Task instructions ▸
Search the data below for the string "with". Extract every line that contains it.

Items ▸
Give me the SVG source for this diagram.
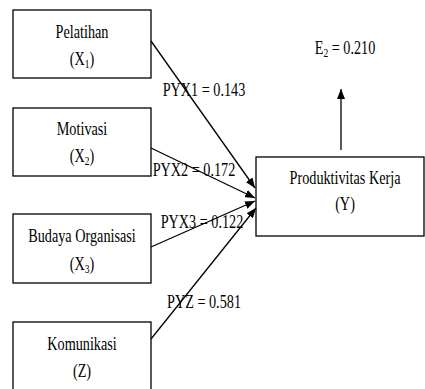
<svg xmlns="http://www.w3.org/2000/svg" width="425" height="389" viewBox="0 0 425 389">
<style>
.box{fill:#fff;stroke:#000;stroke-width:1.3}
.t{font-family:"Liberation Serif","Times New Roman",serif;font-size:18px;fill:#000;text-anchor:middle}
.lbl{font-family:"Liberation Serif","Times New Roman",serif;font-size:18px;fill:#000;text-anchor:middle}
.sub{font-size:12px}
.c{stroke:#000;stroke-width:1.3;fill:none;marker-end:url(#ah)}
</style>
<defs>
<marker id="ah" markerUnits="userSpaceOnUse" markerWidth="10" markerHeight="8" refX="10" refY="4" orient="auto">
<path d="M0,0 L10,4 L0,8 z" fill="#000"/>
</marker>
</defs>
<rect width="425" height="389" fill="#fff"/>
<g id="node-x1">
<rect class="box" x="13" y="10" width="138" height="68"/>
<text class="t" transform="translate(82,38) scale(0.79,1)">Pelatihan</text>
<text class="t" transform="translate(82,65) scale(0.79,1)">(X<tspan class="sub" dy="3">1</tspan><tspan dy="-3">)</tspan></text>
</g>
<g id="node-x2">
<rect class="box" x="13" y="108" width="138" height="68"/>
<text class="t" transform="translate(82,135) scale(0.79,1)">Motivasi</text>
<text class="t" transform="translate(82,162) scale(0.79,1)">(X<tspan class="sub" dy="3">2</tspan><tspan dy="-3">)</tspan></text>
</g>
<g id="node-x3">
<rect class="box" x="13" y="214" width="138" height="69"/>
<text class="t" transform="translate(82,242) scale(0.79,1)">Budaya Organisasi</text>
<text class="t" transform="translate(82,270) scale(0.79,1)">(X<tspan class="sub" dy="3">3</tspan><tspan dy="-3">)</tspan></text>
</g>
<g id="node-z">
<rect class="box" x="13" y="322" width="138" height="80"/>
<text class="t" transform="translate(82,350) scale(0.79,1)">Komunikasi</text>
<text class="t" transform="translate(82,377) scale(0.79,1)">(Z)</text>
</g>
<g id="node-y">
<rect class="box" x="256" y="157" width="168" height="79"/>
<text class="t" transform="translate(345,184) scale(0.79,1)">Produktivitas Kerja</text>
<text class="t" transform="translate(345,210) scale(0.79,1)">(Y)</text>
</g>
<g id="node-e">
<text class="t" transform="translate(345,54) scale(0.79,1)">E<tspan class="sub" dy="3">2</tspan><tspan dy="-3"> = 0.210</tspan></text>
</g>
<g id="connectors">
<line class="c" x1="151" y1="41" x2="255" y2="188"/>
<line class="c" x1="151" y1="148" x2="255" y2="198"/>
<line class="c" x1="151" y1="247" x2="255" y2="201"/>
<line class="c" x1="151" y1="339" x2="256" y2="208"/>
<line class="c" x1="341" y1="150" x2="341" y2="89"/>
<text class="lbl" transform="translate(204,96) scale(0.79,1)">PYX1 = 0.143</text>
<text class="lbl" transform="translate(194,176) scale(0.79,1)">PYX2 = 0.172</text>
<text class="lbl" transform="translate(202,228) scale(0.79,1)">PYX3 = 0.122</text>
<text class="lbl" transform="translate(204,308) scale(0.79,1)">PYZ = 0.581</text>
</g>
</svg>
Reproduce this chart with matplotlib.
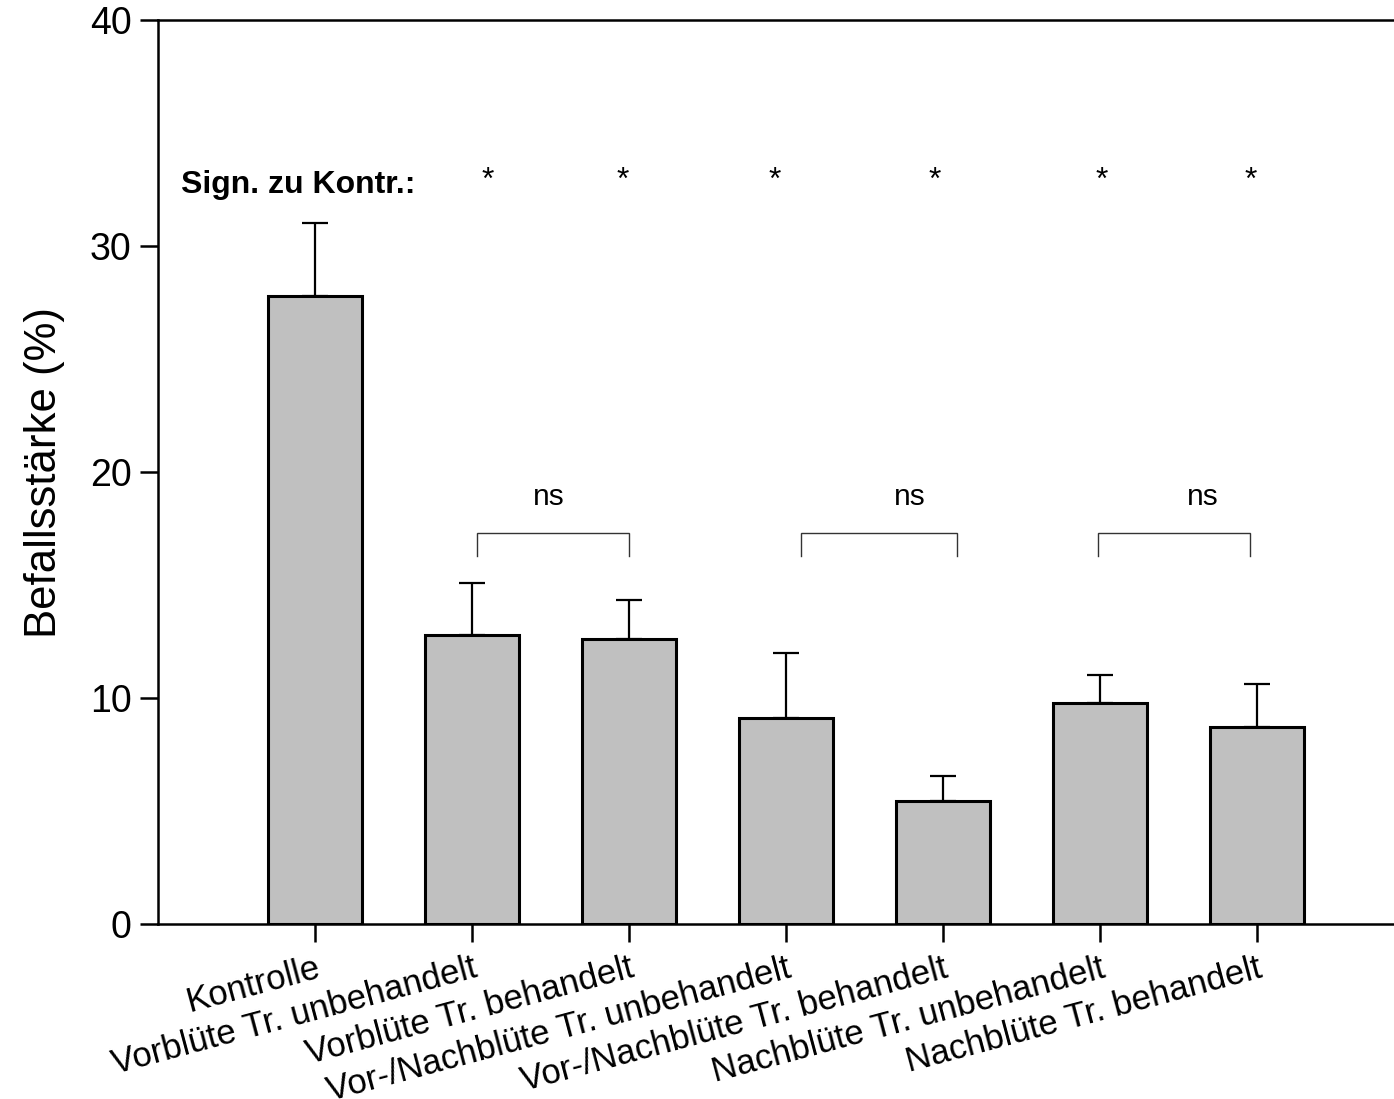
import matplotlib
matplotlib.use("Agg")
import matplotlib.pyplot as plt

plt.rcParams['font.family'] = ['Liberation Sans', 'DejaVu Sans']

# Data
categories = ["Kontrolle", "Vorblüte Tr. unbehandelt", "Vorblüte Tr. behandelt",
              "Vor-/Nachblüte Tr. unbehandelt", "Vor-/Nachblüte Tr. behandelt",
              "Nachblüte Tr. unbehandelt", "Nachblüte Tr. behandelt"]
means = [27.8, 12.8, 12.6, 9.1, 5.45, 9.8, 8.7]
sem = [3.2, 2.3, 1.75, 2.9, 1.1, 1.2, 1.9]
signif_marks = ["*", "*", "*", "*", "*", "*"]
ns_pairs = [(2, 3), (4, 5), (6, 7)]

fig = plt.figure(figsize=(13.94, 10.99), dpi=100)
ax = fig.add_axes([0.1133, 0.1592, 0.8867, 0.8226])

x = list(range(1, len(categories) + 1))
ax.bar(x, means, width=0.6, color="#c0c0c0", edgecolor="black", linewidth=2.2, zorder=2)
ax.errorbar(x, means, yerr=[[0] * len(sem), sem], fmt="none", ecolor="black",
            elinewidth=1.6, capsize=9.5, capthick=1.6, zorder=1)

ax.set_xlim(0, 7.875)
ax.set_ylim(0, 40)
ax.set_yticks([0, 10, 20, 30, 40])
ax.set_xticks(x)
ax.set_xticklabels(categories, rotation=15, ha="right", rotation_mode="anchor", fontsize=25)
ax.tick_params(axis="y", labelsize=27, length=13, width=1.8, direction="out", pad=6)
ax.tick_params(axis="x", length=13, width=1.8, direction="out", pad=7)
ax.set_ylabel("Befallsstärke (%)", fontsize=31.5, labelpad=18)

for side in ["left", "bottom", "top"]:
    ax.spines[side].set_linewidth(1.8)
ax.spines["right"].set_visible(False)

# Significance versus control
ax.text(0.15, 32.7, "Sign. zu Kontr.:", fontsize=23, fontweight="bold", ha="left", va="center")
star_x = [2.10, 2.96, 3.93, 4.95, 6.01, 6.96]
for sx, m in zip(star_x, signif_marks):
    ax.text(sx, 32.9, m, fontsize=23, ha="center", va="center")

# Non-significant brackets between treated/untreated pairs
bracket_offsets = [(0.03, 0.0), (0.1, 0.09), (-0.01, -0.04)]
for (a, b), (oa, ob) in zip(ns_pairs, bracket_offsets):
    xa, xb = a + oa, b + ob
    ax.plot([xa, xa, xb, xb], [16.3, 17.3, 17.3, 16.3], color="#333333", linewidth=1.0,
            solid_joinstyle="miter")
ns_x = [2.49, 4.79, 6.66]
for nx in ns_x:
    ax.text(nx, 18.9, "ns", fontsize=21.5, ha="center", va="center")

fig.savefig("out.png", dpi=100)
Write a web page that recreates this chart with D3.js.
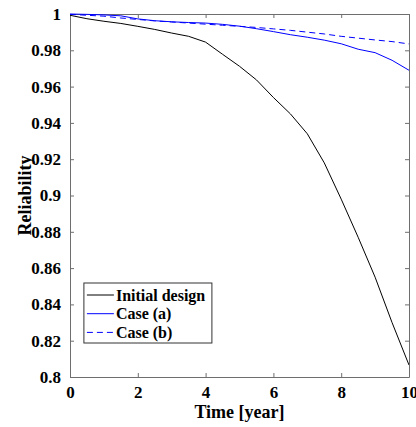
<!DOCTYPE html>
<html>
<head>
<meta charset="utf-8">
<script src="https://cdn.jsdelivr.net/npm/d3@7"></script>
<style>
  html, body { margin: 0; padding: 0; background: #fff; }
  svg { display: block; }
  text { font-family: "Liberation Serif", "Times New Roman", serif; font-weight: bold; fill: #000; }
</style>
</head>
<body>
<script>
// Time axis (years), sampled every half year
const years = [0, 0.5, 1, 1.5, 2, 2.5, 3, 3.5, 4, 4.5, 5, 5.5, 6, 6.5, 7, 7.5, 8, 8.5, 9, 9.5, 10];

// Reliability of each design over time
const initialDesign = [0.9993, 0.9974, 0.9960, 0.9948, 0.9932, 0.9915, 0.9895, 0.9877, 0.9845, 0.9778,
  0.9712, 0.9637, 0.9540, 0.9450, 0.9340, 0.9180, 0.8980, 0.8770, 0.8550, 0.8300, 0.8066];
const caseA = [1.0000, 0.9998, 0.9995, 0.9990, 0.9973, 0.9963, 0.9957, 0.9953, 0.9950, 0.9943,
  0.9933, 0.9919, 0.9903, 0.9886, 0.9872, 0.9856, 0.9836, 0.9806, 0.9787, 0.9745, 0.9690];
const caseB = [0.9998, 0.9993, 0.9988, 0.9978, 0.9970, 0.9962, 0.9956, 0.9950, 0.9944, 0.9938,
  0.9932, 0.9926, 0.9918, 0.9910, 0.9900, 0.9890, 0.9877, 0.9867, 0.9857, 0.9848, 0.9835];

const xTicks = [0, 2, 4, 6, 8, 10];
const yTicks = [0.8, 0.82, 0.84, 0.86, 0.88, 0.9, 0.92, 0.94, 0.96, 0.98, 1];
const seriesNames = ["Initial design", "Case (a)", "Case (b)"];

const W = 416, H = 427;
const margin = { left: 70, top: 14, right: 7, bottom: 50 };
const iw = W - margin.left - margin.right;
const ih = H - margin.top - margin.bottom;

const svg = d3.select("body").append("svg").attr("width", W).attr("height", H);
const g = svg.append("g").attr("transform", `translate(${margin.left},${margin.top})`);

const x = d3.scaleLinear().domain([0, 10]).range([0, iw]);
const y = d3.scaleLinear().domain([0.8, 1]).range([ih, 0]);

const axisColor = "#6e6e6e";
const tickLen = 4;
const fmt = d => String(+d.toFixed(2));

// Bottom and left axes with inward ticks
const xAxis = g.append("g").attr("transform", `translate(0,${ih})`)
  .call(d3.axisBottom(x).tickValues(xTicks).tickSizeInner(-tickLen).tickSizeOuter(0).tickPadding(9).tickFormat(fmt));
const yAxis = g.append("g")
  .call(d3.axisLeft(y).tickValues(yTicks).tickSizeInner(-tickLen).tickSizeOuter(0).tickPadding(9).tickFormat(fmt));
// Top and right axes: ticks only
const xTop = g.append("g")
  .call(d3.axisTop(x).tickValues(xTicks).tickSizeInner(-tickLen).tickSizeOuter(0).tickFormat(""));
const yRight = g.append("g").attr("transform", `translate(${iw},0)`)
  .call(d3.axisRight(y).tickValues(yTicks).tickSizeInner(-tickLen).tickSizeOuter(0).tickFormat(""));

[xAxis, yAxis, xTop, yRight].forEach(a => {
  a.selectAll("path").attr("stroke", axisColor).attr("stroke-width", 1);
  a.selectAll("line").attr("stroke", axisColor).attr("stroke-width", 1);
  a.selectAll("text").style("font-size", "17px").attr("fill", "#000")
    .style("font-family", '"Liberation Serif", serif').style("font-weight", "bold");
});

// Series lines
const line = d3.line().x((d, i) => x(years[i])).y(d => y(d));
const series = [
  { values: initialDesign, color: "#000000", dash: null },
  { values: caseA, color: "#0000ff", dash: null },
  { values: caseB, color: "#0000ff", dash: "6,4" }
];
const clip = svg.append("clipPath").attr("id", "plotclip")
  .append("rect").attr("x", 0).attr("y", -1).attr("width", iw).attr("height", ih + 2);
const lines = g.append("g").attr("clip-path", "url(#plotclip)");
series.forEach(s => {
  lines.append("path").datum(s.values)
    .attr("d", line)
    .attr("fill", "none")
    .attr("stroke", s.color)
    .attr("stroke-width", 1)
    .attr("stroke-dasharray", s.dash);
});

// Axis labels
svg.append("text")
  .attr("x", margin.left + iw / 2).attr("y", 418)
  .attr("text-anchor", "middle").style("font-size", "18px")
  .text("Time [year]");
svg.append("text")
  .attr("transform", `translate(31,${margin.top + ih / 2}) rotate(-90)`)
  .attr("text-anchor", "middle").style("font-size", "18px")
  .text("Reliability");

// Legend
const legX = x(0.41), legY = 269;
const legend = g.append("g").attr("transform", `translate(${legX},${legY})`);
legend.append("rect").attr("x", 0).attr("y", 0).attr("width", 128).attr("height", 60)
  .attr("fill", "#fff").attr("stroke", "#333").attr("stroke-width", 1);
seriesNames.forEach((name, i) => {
  const ry = 12 + i * 18.7;
  legend.append("line")
    .attr("x1", 3).attr("x2", 30).attr("y1", ry).attr("y2", ry)
    .attr("stroke", series[i].color).attr("stroke-width", 1)
    .attr("stroke-dasharray", series[i].dash);
  legend.append("text").attr("x", 32).attr("y", ry + 5.5)
    .style("font-size", "16px").text(name);
});
</script>
</body>
</html>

Reply to the exercise ▸
Reproduce this chart with matplotlib.
Write a web page that recreates this chart with D3.js.
// Bottom and left axes with inward ticks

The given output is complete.